To avoid becoming a one-man team upon his return though, the side must still become a physical and cohesive collective unit that will penetrate the opposition goal on a regular basis.
Gerrard's influence could be vital with Suarez seeking greater delivery into the box.
It is the skipper's influence on players such as Spearing, Henderson and Carroll that also becomes more important, to transform their own abilities with a helping hand from the England regular.
Then we have Craig Bellamy, who upon his return to Anfield has netted some beautiful strikes.
If Liverpool can utilise this against City and net at least a couple of goals, then a precedent can be set for future games where the same can happen.
As in most games where Liverpool's stubborn defence produces a clean sheet, a consistent run of goal-scoring fixtures will allow for easy pickings. Multiple victories and an impressive run of form can certainly be the outcome.
This will avoid games against bottom-half clubs, where a draw emerges due to the lack of either side gaining triumphant strikes in front of goal.
Liverpool will not be title contenders this season, that much is true. Yet after the rapid start that City made, if you were to say that Liverpool could find themselves only eight points behind with 18 games left, you may have received some perplexed responses.
It was generally agreed that through City's spending, their overall team ability trumped all others. They were expected to run away with the title.

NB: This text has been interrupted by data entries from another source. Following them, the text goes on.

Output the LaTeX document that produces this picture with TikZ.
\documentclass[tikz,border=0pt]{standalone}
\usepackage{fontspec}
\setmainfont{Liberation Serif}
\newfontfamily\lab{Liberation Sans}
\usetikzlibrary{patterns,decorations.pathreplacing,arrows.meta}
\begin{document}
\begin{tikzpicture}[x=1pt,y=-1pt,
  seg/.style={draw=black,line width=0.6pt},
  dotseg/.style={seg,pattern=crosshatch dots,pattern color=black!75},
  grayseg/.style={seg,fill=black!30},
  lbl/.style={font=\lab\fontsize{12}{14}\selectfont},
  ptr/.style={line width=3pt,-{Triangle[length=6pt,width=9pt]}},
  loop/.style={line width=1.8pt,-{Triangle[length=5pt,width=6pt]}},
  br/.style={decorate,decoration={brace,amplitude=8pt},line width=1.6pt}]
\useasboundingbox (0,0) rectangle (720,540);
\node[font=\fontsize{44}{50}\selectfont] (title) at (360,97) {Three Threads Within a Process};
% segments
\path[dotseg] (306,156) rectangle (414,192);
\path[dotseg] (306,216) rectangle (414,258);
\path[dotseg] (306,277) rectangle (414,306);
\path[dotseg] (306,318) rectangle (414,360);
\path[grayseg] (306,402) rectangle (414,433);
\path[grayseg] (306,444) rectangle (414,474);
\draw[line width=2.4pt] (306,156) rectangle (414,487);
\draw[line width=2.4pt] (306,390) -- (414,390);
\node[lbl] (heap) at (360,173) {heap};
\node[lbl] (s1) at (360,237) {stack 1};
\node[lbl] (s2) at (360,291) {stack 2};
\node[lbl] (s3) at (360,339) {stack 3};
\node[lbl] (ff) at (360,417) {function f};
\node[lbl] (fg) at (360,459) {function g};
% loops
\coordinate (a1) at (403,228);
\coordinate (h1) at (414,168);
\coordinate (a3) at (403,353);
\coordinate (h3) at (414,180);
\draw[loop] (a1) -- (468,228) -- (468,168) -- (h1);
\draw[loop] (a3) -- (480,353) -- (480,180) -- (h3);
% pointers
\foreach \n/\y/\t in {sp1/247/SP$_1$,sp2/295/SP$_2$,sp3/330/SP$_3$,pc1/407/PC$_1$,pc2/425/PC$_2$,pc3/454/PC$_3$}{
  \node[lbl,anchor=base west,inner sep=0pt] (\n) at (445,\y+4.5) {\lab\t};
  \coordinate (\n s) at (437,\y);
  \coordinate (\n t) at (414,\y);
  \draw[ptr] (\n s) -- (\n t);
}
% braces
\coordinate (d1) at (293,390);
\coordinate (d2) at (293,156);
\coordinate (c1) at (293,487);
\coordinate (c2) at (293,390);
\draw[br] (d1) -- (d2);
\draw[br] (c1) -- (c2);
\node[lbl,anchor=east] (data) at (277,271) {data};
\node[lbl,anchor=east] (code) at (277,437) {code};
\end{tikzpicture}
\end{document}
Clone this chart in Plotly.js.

Yet the opportunity for Liverpool to reduce the deficit to single figures is the one they now have. In what would be a two-finger salute for all teams to make, it would show that splashing ridiculous amounts of cash to snatch players from the grasp of competitors does not gift domination.
Liverpool did overspend on the likes of Carroll, Adam, Henderson and Downing, but no team in the league went to the magnitude that City did.
Therefore a victory over City—from a side that includes a lot more home grown talent—would be a welcome occurrence for all teams who were limited in their summer transfer spending.